The Senate GOP’s minority in a separate report offered a tepid defense for Trump and Clark’s actions, stating that Trump “listened to all data points” at the White House meeting where several resignations were threatened, and “rejected” the path Clark promoted with Trump’s apparent blessings. Grassley also faulted the Democrats for issuing their report before hearing from Clark and receiving more documents.

Still, two days before the majority report, about three dozen prominent lawyers and former DoJ officials signed an ethics complaint orchestrated by Lawyers Defending American Democracy which also asked the DC disciplinary counsel to investigate Clark’s conduct with an eye to sanctions.

The lawyers wrote that Clark “made false statements about the integrity of the election in a concerted effort to disseminate an official statement of the United States Department of Justice that the election results in multiple states were unreliable”.

Trump nominated Clark in mid-2017 to serve as assistant attorney general of the DoJ’s Environment and Natural Resources Division, but he was only narrowly confirmed in October 2018.

During his tenure running the division, Clark reportedly often was at odds with veteran lawyers there, because of his narrow reading of the Clean Air and Clean Water acts. By late 2020, Clark had become acting chief of the civil division at the DoJ.

Previously, Clark had been a partner at the powerhouse law firm Kirkland & Ellis, where he defended BP in Deepwater Horizon oil spill litigation and represented the US Chamber of Commerce in litigation that challenged the federal government’s power to regulate carbon emissions.

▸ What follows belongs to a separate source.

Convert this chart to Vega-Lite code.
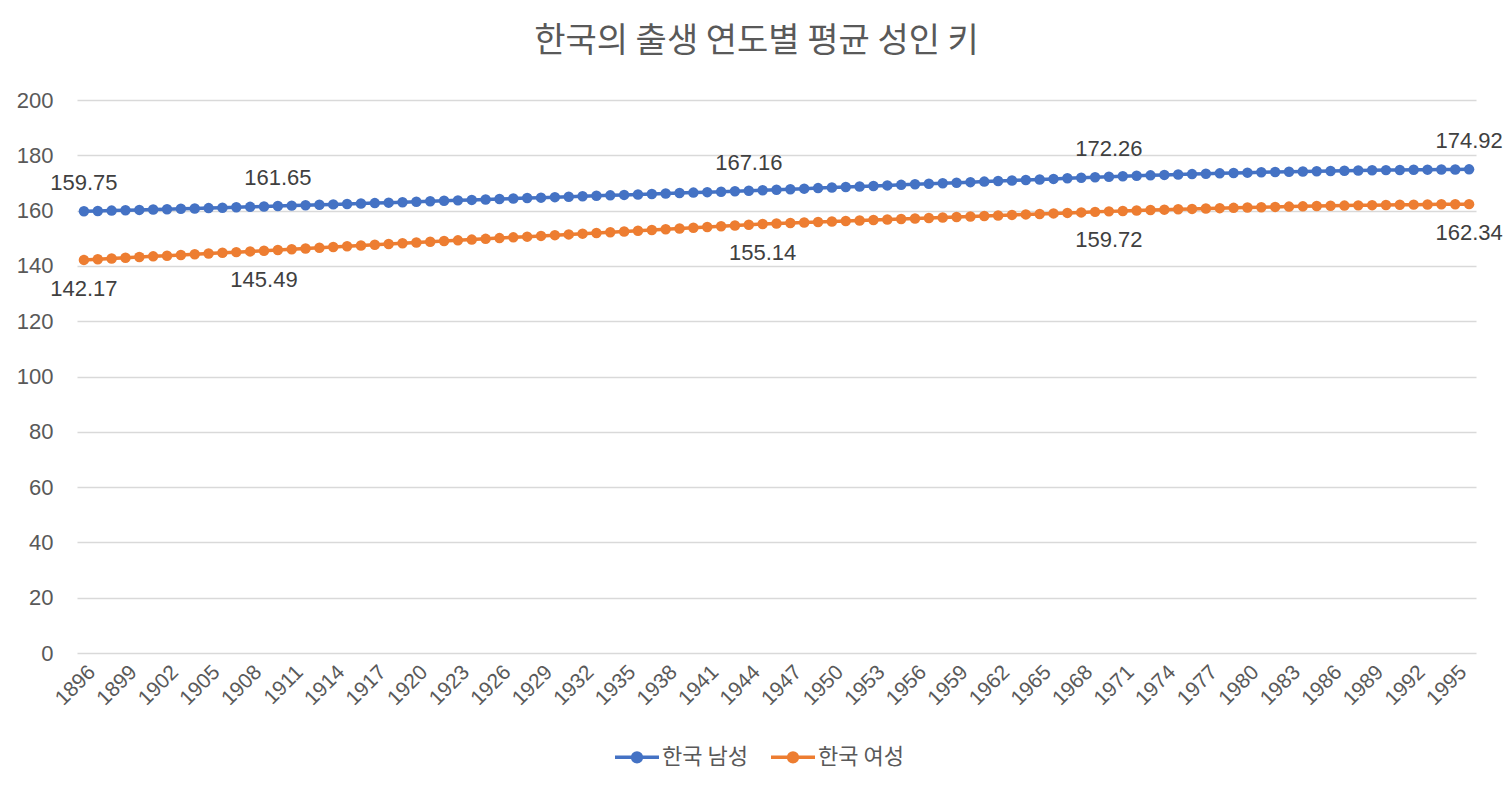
{
  "$schema": "https://vega.github.io/schema/vega-lite/v6.json",
  "width": 1399,
  "height": 553,
  "autosize": {"type": "none"},
  "padding": {"left": 77, "top": 100, "right": 36, "bottom": 141},
  "background": "white",
  "title": {
    "text": "한국의 출생 연도별 평균 성인 키",
    "font": "Noto Sans CJK KR",
    "fontSize": 34,
    "fontWeight": "normal",
    "color": "#595959",
    "anchor": "middle",
    "dx": -20,
    "offset": 30
  },
  "data": {
    "values": [
      {"year": 1896, "한국 남성": 159.75, "한국 여성": 142.17},
      {"year": 1897, "한국 남성": 159.87, "한국 여성": 142.43},
      {"year": 1898, "한국 남성": 160.00, "한국 여성": 142.68},
      {"year": 1899, "한국 남성": 160.12, "한국 여성": 142.94},
      {"year": 1900, "한국 남성": 160.25, "한국 여성": 143.19},
      {"year": 1901, "한국 남성": 160.38, "한국 여성": 143.45},
      {"year": 1902, "한국 남성": 160.51, "한국 여성": 143.70},
      {"year": 1903, "한국 남성": 160.64, "한국 여성": 143.96},
      {"year": 1904, "한국 남성": 160.78, "한국 여성": 144.22},
      {"year": 1905, "한국 남성": 160.91, "한국 여성": 144.47},
      {"year": 1906, "한국 남성": 161.05, "한국 여성": 144.73},
      {"year": 1907, "한국 남성": 161.20, "한국 여성": 144.98},
      {"year": 1908, "한국 남성": 161.35, "한국 여성": 145.24},
      {"year": 1909, "한국 남성": 161.50, "한국 여성": 145.49},
      {"year": 1910, "한국 남성": 161.65, "한국 여성": 145.76},
      {"year": 1911, "한국 남성": 161.80, "한국 여성": 146.03},
      {"year": 1912, "한국 남성": 161.95, "한국 여성": 146.30},
      {"year": 1913, "한국 남성": 162.10, "한국 여성": 146.56},
      {"year": 1914, "한국 남성": 162.25, "한국 여성": 146.83},
      {"year": 1915, "한국 남성": 162.40, "한국 여성": 147.10},
      {"year": 1916, "한국 남성": 162.55, "한국 여성": 147.37},
      {"year": 1917, "한국 남성": 162.71, "한국 여성": 147.64},
      {"year": 1918, "한국 남성": 162.88, "한국 여성": 147.90},
      {"year": 1919, "한국 남성": 163.04, "한국 여성": 148.17},
      {"year": 1920, "한국 남성": 163.21, "한국 여성": 148.44},
      {"year": 1921, "한국 남성": 163.37, "한국 여성": 148.71},
      {"year": 1922, "한국 남성": 163.54, "한국 여성": 148.98},
      {"year": 1923, "한국 남성": 163.70, "한국 여성": 149.24},
      {"year": 1924, "한국 남성": 163.87, "한국 여성": 149.51},
      {"year": 1925, "한국 남성": 164.03, "한국 여성": 149.78},
      {"year": 1926, "한국 남성": 164.20, "한국 여성": 150.05},
      {"year": 1927, "한국 남성": 164.36, "한국 여성": 150.32},
      {"year": 1928, "한국 남성": 164.53, "한국 여성": 150.58},
      {"year": 1929, "한국 남성": 164.69, "한국 여성": 150.85},
      {"year": 1930, "한국 남성": 164.86, "한국 여성": 151.12},
      {"year": 1931, "한국 남성": 165.02, "한국 여성": 151.39},
      {"year": 1932, "한국 남성": 165.19, "한국 여성": 151.66},
      {"year": 1933, "한국 남성": 165.35, "한국 여성": 151.92},
      {"year": 1934, "한국 남성": 165.52, "한국 여성": 152.19},
      {"year": 1935, "한국 남성": 165.68, "한국 여성": 152.46},
      {"year": 1936, "한국 남성": 165.85, "한국 여성": 152.73},
      {"year": 1937, "한국 남성": 166.01, "한국 여성": 153.00},
      {"year": 1938, "한국 남성": 166.18, "한국 여성": 153.26},
      {"year": 1939, "한국 남성": 166.34, "한국 여성": 153.53},
      {"year": 1940, "한국 남성": 166.51, "한국 여성": 153.80},
      {"year": 1941, "한국 남성": 166.67, "한국 여성": 154.07},
      {"year": 1942, "한국 남성": 166.84, "한국 여성": 154.34},
      {"year": 1943, "한국 남성": 167.00, "한국 여성": 154.60},
      {"year": 1944, "한국 남성": 167.16, "한국 여성": 154.87},
      {"year": 1945, "한국 남성": 167.36, "한국 여성": 155.14},
      {"year": 1946, "한국 남성": 167.55, "한국 여성": 155.32},
      {"year": 1947, "한국 남성": 167.75, "한국 여성": 155.51},
      {"year": 1948, "한국 남성": 167.94, "한국 여성": 155.69},
      {"year": 1949, "한국 남성": 168.14, "한국 여성": 155.87},
      {"year": 1950, "한국 남성": 168.33, "한국 여성": 156.06},
      {"year": 1951, "한국 남성": 168.53, "한국 여성": 156.24},
      {"year": 1952, "한국 남성": 168.72, "한국 여성": 156.42},
      {"year": 1953, "한국 남성": 168.92, "한국 여성": 156.61},
      {"year": 1954, "한국 남성": 169.12, "한국 여성": 156.79},
      {"year": 1955, "한국 남성": 169.31, "한국 여성": 156.97},
      {"year": 1956, "한국 남성": 169.51, "한국 여성": 157.15},
      {"year": 1957, "한국 남성": 169.70, "한국 여성": 157.34},
      {"year": 1958, "한국 남성": 169.90, "한국 여성": 157.52},
      {"year": 1959, "한국 남성": 170.10, "한국 여성": 157.70},
      {"year": 1960, "한국 남성": 170.29, "한국 여성": 157.89},
      {"year": 1961, "한국 남성": 170.49, "한국 여성": 158.07},
      {"year": 1962, "한국 남성": 170.68, "한국 여성": 158.25},
      {"year": 1963, "한국 남성": 170.88, "한국 여성": 158.44},
      {"year": 1964, "한국 남성": 171.08, "한국 여성": 158.62},
      {"year": 1965, "한국 남성": 171.27, "한국 여성": 158.80},
      {"year": 1966, "한국 남성": 171.47, "한국 여성": 158.99},
      {"year": 1967, "한국 남성": 171.67, "한국 여성": 159.17},
      {"year": 1968, "한국 남성": 171.86, "한국 여성": 159.35},
      {"year": 1969, "한국 남성": 172.06, "한국 여성": 159.54},
      {"year": 1970, "한국 남성": 172.26, "한국 여성": 159.72},
      {"year": 1971, "한국 남성": 172.43, "한국 여성": 159.88},
      {"year": 1972, "한국 남성": 172.60, "한국 여성": 160.04},
      {"year": 1973, "한국 남성": 172.75, "한국 여성": 160.19},
      {"year": 1974, "한국 남성": 172.91, "한국 여성": 160.34},
      {"year": 1975, "한국 남성": 173.06, "한국 여성": 160.48},
      {"year": 1976, "한국 남성": 173.20, "한국 여성": 160.62},
      {"year": 1977, "한국 남성": 173.34, "한국 여성": 160.75},
      {"year": 1978, "한국 남성": 173.47, "한국 여성": 160.88},
      {"year": 1979, "한국 남성": 173.60, "한국 여성": 161.00},
      {"year": 1980, "한국 남성": 173.72, "한국 여성": 161.12},
      {"year": 1981, "한국 남성": 173.84, "한국 여성": 161.23},
      {"year": 1982, "한국 남성": 173.95, "한국 여성": 161.34},
      {"year": 1983, "한국 남성": 174.05, "한국 여성": 161.44},
      {"year": 1984, "한국 남성": 174.15, "한국 여성": 161.54},
      {"year": 1985, "한국 남성": 174.25, "한국 여성": 161.64},
      {"year": 1986, "한국 남성": 174.34, "한국 여성": 161.73},
      {"year": 1987, "한국 남성": 174.42, "한국 여성": 161.81},
      {"year": 1988, "한국 남성": 174.50, "한국 여성": 161.89},
      {"year": 1989, "한국 남성": 174.57, "한국 여성": 161.97},
      {"year": 1990, "한국 남성": 174.64, "한국 여성": 162.04},
      {"year": 1991, "한국 남성": 174.70, "한국 여성": 162.10},
      {"year": 1992, "한국 남성": 174.76, "한국 여성": 162.16},
      {"year": 1993, "한국 남성": 174.81, "한국 여성": 162.22},
      {"year": 1994, "한국 남성": 174.85, "한국 여성": 162.27},
      {"year": 1995, "한국 남성": 174.89, "한국 여성": 162.31},
      {"year": 1996, "한국 남성": 174.92, "한국 여성": 162.34}
    ]
  },
  "transform": [
    {"fold": ["한국 남성", "한국 여성"], "as": ["sex", "height"]}
  ],
  "encoding": {
    "x": {
      "field": "year",
      "type": "ordinal",
      "scale": {"type": "point", "padding": 0.5},
      "axis": {
        "title": null,
        "values": [1896, 1899, 1902, 1905, 1908, 1911, 1914, 1917, 1920, 1923, 1926, 1929, 1932, 1935, 1938, 1941, 1944, 1947, 1950, 1953, 1956, 1959, 1962, 1965, 1968, 1971, 1974, 1977, 1980, 1983, 1986, 1989, 1992, 1995],
        "labelAngle": -45,
        "labelFont": "Liberation Sans",
        "labelFontSize": 21,
        "labelColor": "#595959",
        "labelPadding": 8,
        "ticks": false,
        "tickSize": 0,
        "domain": false,
        "grid": false
      }
    },
    "y": {
      "field": "height",
      "type": "quantitative",
      "scale": {"domain": [0, 200], "nice": false},
      "axis": {
        "title": null,
        "values": [0, 20, 40, 60, 80, 100, 120, 140, 160, 180, 200],
        "labelFont": "Liberation Sans",
        "labelFontSize": 22,
        "labelColor": "#595959",
        "labelPadding": 24,
        "ticks": false,
        "tickSize": 0,
        "domain": false,
        "gridColor": "#d9d9d9",
        "gridWidth": 1.5
      }
    },
    "color": {
      "field": "sex",
      "type": "nominal",
      "scale": {"domain": ["한국 남성", "한국 여성"], "range": ["#4472C4", "#ED7D31"]},
      "legend": {
        "title": null,
        "orient": "none",
        "legendX": 536,
        "legendY": 633,
        "direction": "horizontal",
        "symbolType": "M-1,0H1M0.2,0A0.2,0.2 0 1 1 -0.2,0A0.2,0.2 0 1 1 0.2,0Z",
        "symbolSize": 1936,
        "symbolStrokeWidth": 3.5,
        "labelFont": "Noto Sans CJK KR",
        "labelFontSize": 22,
        "labelColor": "#595959",
        "labelOffset": 1,
        "columnPadding": 16,
        "encode": {
          "symbols": {
            "update": {
              "fill": {"scale": "color", "field": "value"},
              "stroke": {"scale": "color", "field": "value"},
              "opacity": {"value": 1}
            }
          }
        }
      }
    }
  },
  "layer": [
    {
      "mark": {"type": "line", "strokeWidth": 3.5}
    },
    {
      "mark": {"type": "point", "filled": true, "size": 110, "opacity": 1}
    },
    {
      "transform": [
        {"filter": "datum.sex == '한국 남성' && indexof([1896, 1910, 1944, 1970, 1996], datum.year) >= 0"}
      ],
      "mark": {"type": "text", "dy": -28, "font": "Liberation Sans", "fontSize": 22, "align": "center", "baseline": "middle"},
      "encoding": {
        "text": {"field": "height", "type": "quantitative", "format": ".2f"},
        "color": {"value": "#404040"}
      }
    },
    {
      "transform": [
        {"filter": "datum.sex == '한국 여성' && indexof([1896, 1909, 1945, 1970, 1996], datum.year) >= 0"}
      ],
      "mark": {"type": "text", "dy": 29, "font": "Liberation Sans", "fontSize": 22, "align": "center", "baseline": "middle"},
      "encoding": {
        "text": {"field": "height", "type": "quantitative", "format": ".2f"},
        "color": {"value": "#404040"}
      }
    }
  ],
  "config": {
    "view": {"stroke": null}
  }
}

Barr and Rosen were also top partners at the firm before their stints leading the Department of Justice.

Clark’s distaste for strong environmental rules during his tenure at the department was presaged by some of his earlier comments about climate change in which he derided the need for more regulations to address it.

Clark, a member of the conservative Federalist Society, gave a talk at its 2010 convention, where he bitterly denounced the Obama administration’s policies to curb greenhouse gas emissions as “reminiscent of kind of a Leninistic program from the 1920s to seize control of the commanding heights of the economy.”

Given Clark’s anti-regulatory background in the private sector and his stint at the DoJ, it’s perhaps not surprising that he landed a top post working for the New Civil Liberties Alliance, a conservative law firm funded by the Charles G Koch Foundation.

Clark was tapped in July to be the alliance’s chief of litigation and director of strategy. Two calls to the alliance’s press office to reach Clark and seeking comment about his status there in the wake of the Senate report did not get responses. But on Wednesday Clark’s name had disappeared from its website’s roster of staff.